Catégories
Nessie

The Dentist

Somebody who has become, unfortunately I am inclined to say, quite a good friend of mine, because I see him so often, is our dentist. Once I had made the contact shortly after arriving in England, I could not stop seeing him – I like him so much ! He is a relatively small, slim man with a pleasant, sonorous, low-pitched voice and a mocking smile. I do not like to think how old he might be, with his full white hair, and how near retiring age, because I have become hooked on him and would not like to lose him. His manners are calm and reassuring, all our children like him. He must be fit physically, for he has a skiing holiday every year. I prefer not to know when he goes, because it worries me a little …

He loves music, but never went into Wagner because the latter was the dictator’s favourite. He is convinced there is fine music in Wagner, but considers himself too old to start on something new. He reassured me by saying that I was young enough. He put me in touch with a gentleman named Wagner who by the looks of him rightly claims to descend from the great composer.

He takes a very sympathetic attitude towards his patients, listening to their comments, complaints, remarks of all kinds, even the ones of a professional nature, like my reservations concerning amalgam fillings. He had never heard they should be bad for us and pointed out that he had both amalgam and gold in his mouth. This horrified me on another count : according to a law in physics an electric current exists between two different metals in moist surroundings.

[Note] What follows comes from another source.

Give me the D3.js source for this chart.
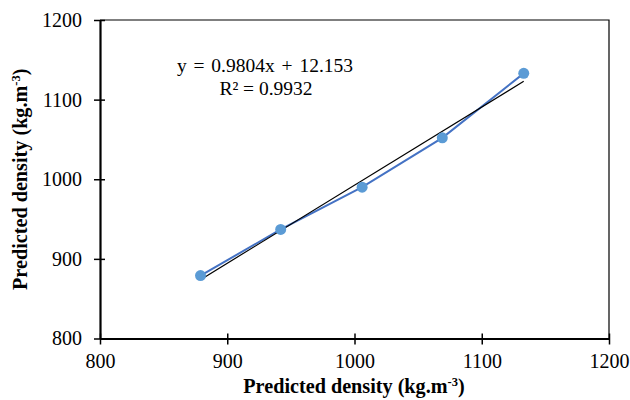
<!DOCTYPE html>
<html>
<head>
  <title>Predicted density</title>
  <script src="https://d3js.org/d3.v7.min.js"></script>
  <style>
    body { margin: 0; background: white; }
    svg, svg text { font-family: "Liberation Serif", "Times New Roman", serif; }
    .axis-title { font-size: 20.2px; font-weight: bold; fill: #000; }
    .eq { font-size: 19.5px; fill: #000; }
  </style>
</head>
<body>
<div id="chart"></div>
<script>
  // data
  const xVals = [879, 942, 1006, 1069, 1133];
  const yVals = [879, 937, 990, 1052, 1133];
  const ticks = [800, 900, 1000, 1100, 1200];
  const slope = 0.9804, intercept = 12.153;
  const serif = '"Liberation Serif", "Times New Roman", serif';

  const margin = {top: 20, right: 21, bottom: 61.5, left: 100},
    W = 630, H = 400,
    width = W - margin.left - margin.right,
    height = H - margin.top - margin.bottom;

  const svg = d3.select("#chart").append("svg")
    .attr("width", W)
    .attr("height", H);
  const g = svg.append("g")
    .attr("transform", `translate(${margin.left},${margin.top})`);

  const x = d3.scaleLinear().domain([800, 1200]).range([0, width]);
  const y = d3.scaleLinear().domain([800, 1200]).range([height, 0]);

  // top and right frame
  g.append("path")
    .attr("d", `M0,0H${width}V${height}`)
    .attr("fill", "none").attr("stroke", "#000").attr("stroke-width", 1.2);

  // axes, ticks cross the axis line
  const xAxis = g.append("g")
    .attr("transform", `translate(0,${height})`)
    .call(d3.axisBottom(x).tickValues(ticks).tickFormat(d3.format("d")).tickSize(0).tickPadding(15));
  xAxis.select(".domain").attr("stroke-width", 2.2);
  xAxis.selectAll(".tick").append("line")
    .attr("y1", -5).attr("y2", 6).attr("stroke", "#000").attr("stroke-width", 1.5);
  xAxis.selectAll(".tick text")
    .style("font-family", serif).style("font-size", "20px").style("fill", "#000");

  const yAxis = g.append("g")
    .call(d3.axisLeft(y).tickValues(ticks).tickFormat(d3.format("d")).tickSize(0).tickPadding(18));
  yAxis.select(".domain").attr("stroke-width", 2.2);
  yAxis.selectAll(".tick").append("line")
    .attr("x1", -6).attr("x2", 5).attr("stroke", "#000").attr("stroke-width", 1.5);
  yAxis.selectAll(".tick text")
    .style("font-family", serif).style("font-size", "20px").style("fill", "#000");

  // data line and markers
  const pts = xVals.map((v, i) => [v, yVals[i]]);
  g.append("path")
    .datum(pts)
    .attr("fill", "none")
    .attr("stroke", "#4472C4")
    .attr("stroke-width", 2)
    .attr("d", d3.line().x(d => x(d[0])).y(d => y(d[1])));

  // linear trendline
  const xr = d3.extent(xVals);
  g.append("line")
    .attr("x1", x(xr[0])).attr("y1", y(slope * xr[0] + intercept))
    .attr("x2", x(xr[1])).attr("y2", y(slope * xr[1] + intercept))
    .attr("stroke", "#000").attr("stroke-width", 1.2);

  g.selectAll(".dot")
    .data(pts)
    .join("circle")
    .attr("class", "dot")
    .attr("cx", d => x(d[0]))
    .attr("cy", d => y(d[1]))
    .attr("r", 5.5)
    .attr("fill", "#5B9BD5");

  // equation
  g.append("text").attr("class", "eq")
    .attr("x", 165).attr("y", 52).attr("text-anchor", "middle")
    .attr("word-spacing", "2px")
    .text("y = 0.9804x + 12.153");
  g.append("text").attr("class", "eq")
    .attr("x", 166).attr("y", 75).attr("text-anchor", "middle")
    .text("R² = 0.9932");

  // axis titles
  const xt = svg.append("text").attr("class", "axis-title")
    .attr("x", 354).attr("y", 393).attr("text-anchor", "middle");
  xt.append("tspan").text("Predicted density (kg.m");
  xt.append("tspan").attr("font-size", "12.5px").attr("dy", -7).text("-3");
  xt.append("tspan").attr("dy", 7).text(")");

  const yt = svg.append("text").attr("class", "axis-title")
    .attr("transform", `translate(27,${margin.top + height / 2}) rotate(-90)`)
    .attr("text-anchor", "middle");
  yt.append("tspan").text("Predicted density (kg.m");
  yt.append("tspan").attr("font-size", "12.5px").attr("dy", -7).text("-3");
  yt.append("tspan").attr("dy", 7).text(")");
</script>
</body>
</html>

I amazed him by refusing injections, but with a friendly smile he let me have my way. The dentist in my own country used to look at me reproachfully on such occasions. When it came to cutting down two teeth in preparation for a bridged crown, I wondered what to do. I would have loved to try without an injection. Could I dare suggest this ? His assistant made an appointment for me. Before I could start talking about my problem to her, she suggested to me to take tranquillizers before presenting myself for the treatment. I was totally unprepared for this, waved it aside as irrelevant and mentioned my problem. She looked at me blank,saying I would have to discuss this with him on the day. I decided in the end not to make fuss and accept whatever came. To my surprize he asked “are we having an injection?”. I said “yes”. He said “good”, and then “or do you want to try without?” . I seized the opportunity to tell him what I really wanted, refusing to be called a masochist. He would obviously have to go along and “try” with me. He agreed and said “we’ll try”. All went well without undue suffering on anybody’s part, and he gave me a lot of praise. I felt wonderful.

Next time I had to have a tooth extracted. I had heard about a brave gentleman who had this operation done without an anaesthetic. I wondered if I could do the same. However, the dentist did not ask me this time, just came with the needle as I was starting to make my request. He stopped short and looked disconcerted, his assistant gasped. I hastened to add “only with your consent, of course”. He replied in the best English way “not too keen”. I can just imagine what any of my compatriots would have said ! He really is wonderfully tolerant of his patients’ whims. He knows I do not like fluoride and when he recommended precisely that, he added “or anything that makes you happy”. Once I told him about latest scientific evidence speaking rather against the use of fluoride. This was at the end of a session. With a gentle but firm hand he pushed me out of his room, saying “don’t spoil my illusions”.

His surgery is the most pleasant one – if or because a little crowded – I have been to, with pictures on the walls painted by his patients and a lovely old-fashioned easy-chair with a collection of rag-dolls on it, my little daughter’s delight. My husband does not like his bills. I must say, when I see the well-known envelopes arrive, my heart is beating faster. Still, if we want him, we have to keep him alive.